I liked him as a person. He seemed to me always to have time for the folk around, although he was a ‘celebrity’. And he always had time for the children.
I liked the philosophy behind his poetry. He was a pacifist, but also a fighter. He was a socialist by heart, rather than by doctrine. He spoke up for the oppressed, although he was not particularly oppressed. His father was a scientist, his mother a school-teacher. Part of his education was private and he had the benefit of a small legacy, which enabled him to write what he wanted, rather than make his living by working full-time for the media.
He lived and wrote with zest and enthusiasm. I am not sure whether he would have relished the column Jackie Ashley wrote after his death, just before Christmas, in The Guardian. She raises him high above Bernard Crick and Harold Pinter, two far better known left wing writers who died during 2008. Mitchell was a modest man.
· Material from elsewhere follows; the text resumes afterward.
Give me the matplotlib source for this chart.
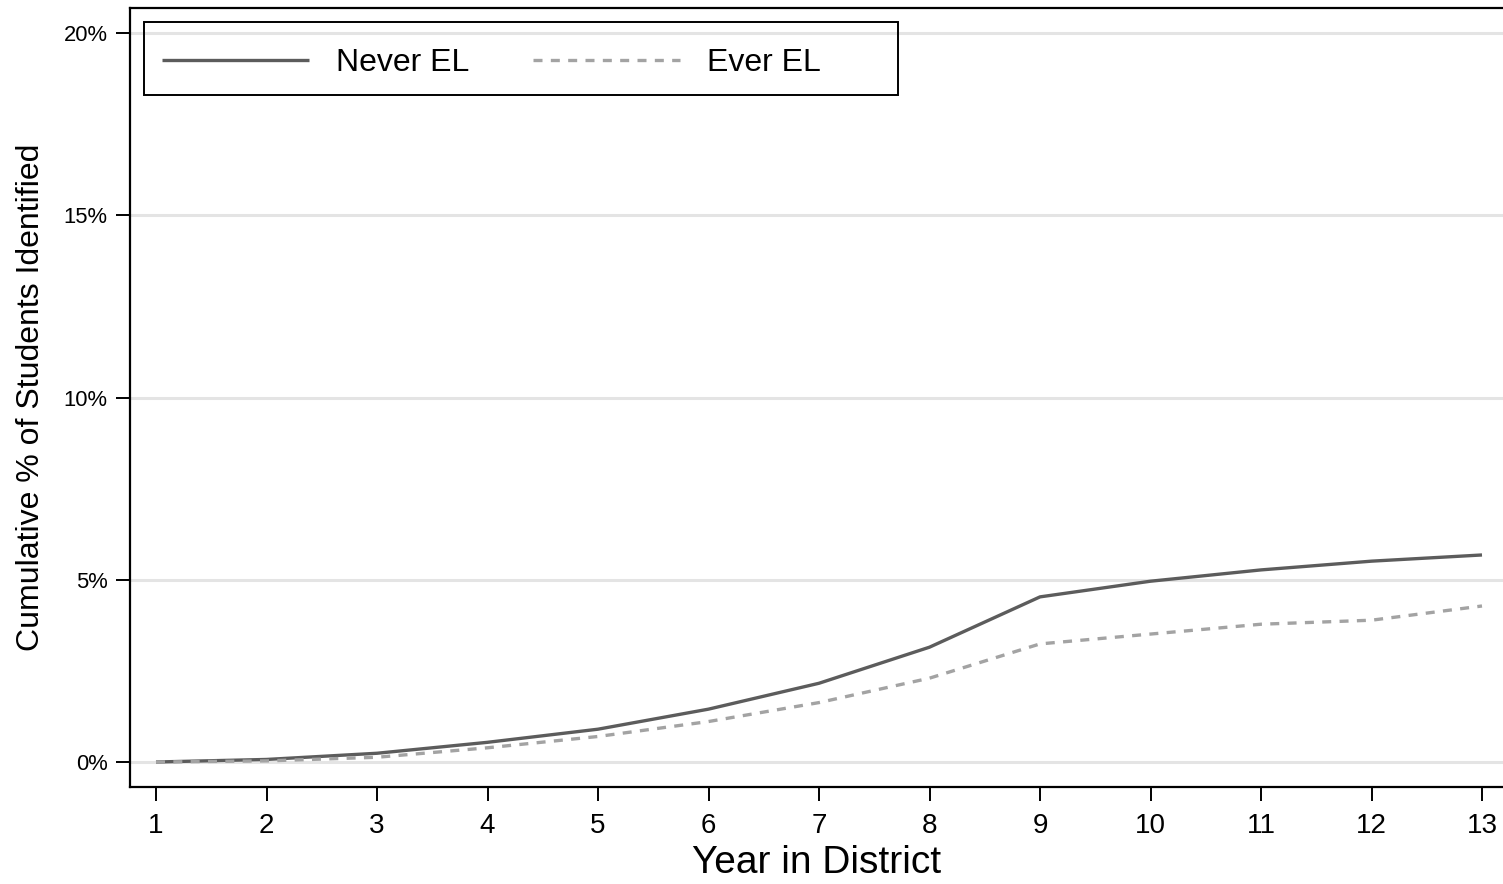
import matplotlib
matplotlib.use("Agg")
import matplotlib.pyplot as plt
from matplotlib.patches import Rectangle
from matplotlib.ticker import FuncFormatter

years = [1, 2, 3, 4, 5, 6, 7, 8, 9, 10, 11, 12, 13]
never_el = [0.0, 0.07, 0.24, 0.54, 0.90, 1.45, 2.16, 3.15, 4.53, 4.96, 5.27, 5.51, 5.68]
ever_el = [0.0, 0.03, 0.13, 0.39, 0.70, 1.11, 1.63, 2.30, 3.24, 3.51, 3.78, 3.89, 4.28]
yticks = [0, 5, 10, 15, 20]
labels = ["Never EL", "Ever EL"]

plt.rcParams['font.family'] = ['Liberation Sans', 'DejaVu Sans']

fig = plt.figure(figsize=(15.03, 8.84), dpi=100)
ax = fig.add_axes([130/1503, 1-787/884, 1-130/1503, (787-8)/884])

ax.plot(years, never_el, color="#5c5c5c", lw=2.4, label=labels[0], solid_capstyle='butt', zorder=3)
ax.plot(years, ever_el, color="#a3a3a3", lw=2.4, dashes=(2.7, 2.5), label=labels[1], zorder=3)

ax.set_xlim(1 - 26/110.5, 13 + 21/110.5)
ax.set_ylim(-25/36.45, 20 + 25/36.45)
ax.set_xticks(years)
ax.set_yticks(yticks)
ax.yaxis.set_major_formatter(FuncFormatter(lambda v, p: f"{v:g}%"))
ax.grid(axis='y', color="#e4e4e4", lw=2.2, zorder=0)
ax.set_axisbelow(True)

for s in ['left', 'bottom', 'top']:
    ax.spines[s].set_linewidth(1.6)
    ax.spines[s].set_color('black')
ax.spines['right'].set_visible(False)

ax.tick_params(axis='x', labelsize=20, length=10, width=1.4, pad=9)
ax.tick_params(axis='y', labelsize=15.8, length=10, width=1.4, pad=6)

ax.set_xlabel("Year in District", fontsize=28, labelpad=4)
ax.set_ylabel("Cumulative % of Students Identified", fontsize=23, labelpad=13)

ax.add_patch(Rectangle((14/1373, 1-87/779), 754/1373, 73/779, transform=ax.transAxes,
                       fill=False, edgecolor='black', lw=1.4, zorder=5, clip_on=False))
ax.legend(loc='center left', bbox_to_anchor=(32/1373, 1-55/779), ncol=2, frameon=False,
          fontsize=23, handlelength=4.6, handletextpad=0.84, columnspacing=2.0,
          borderpad=0, borderaxespad=0)

fig.savefig("out.png", dpi=100)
But Ashley shows herself to have been touched by those qualities for which I valued Mitchell. Here is her last paragraph.
But in terms of spreading good values, getting people to laugh and feel angry for the right reasons, it may be that Mitchell mattered most. Across the country there are people who have been influenced by Mitchell’s socialist, pacifist and kindly values. We have plenty of cleverness. We need a bit of heart.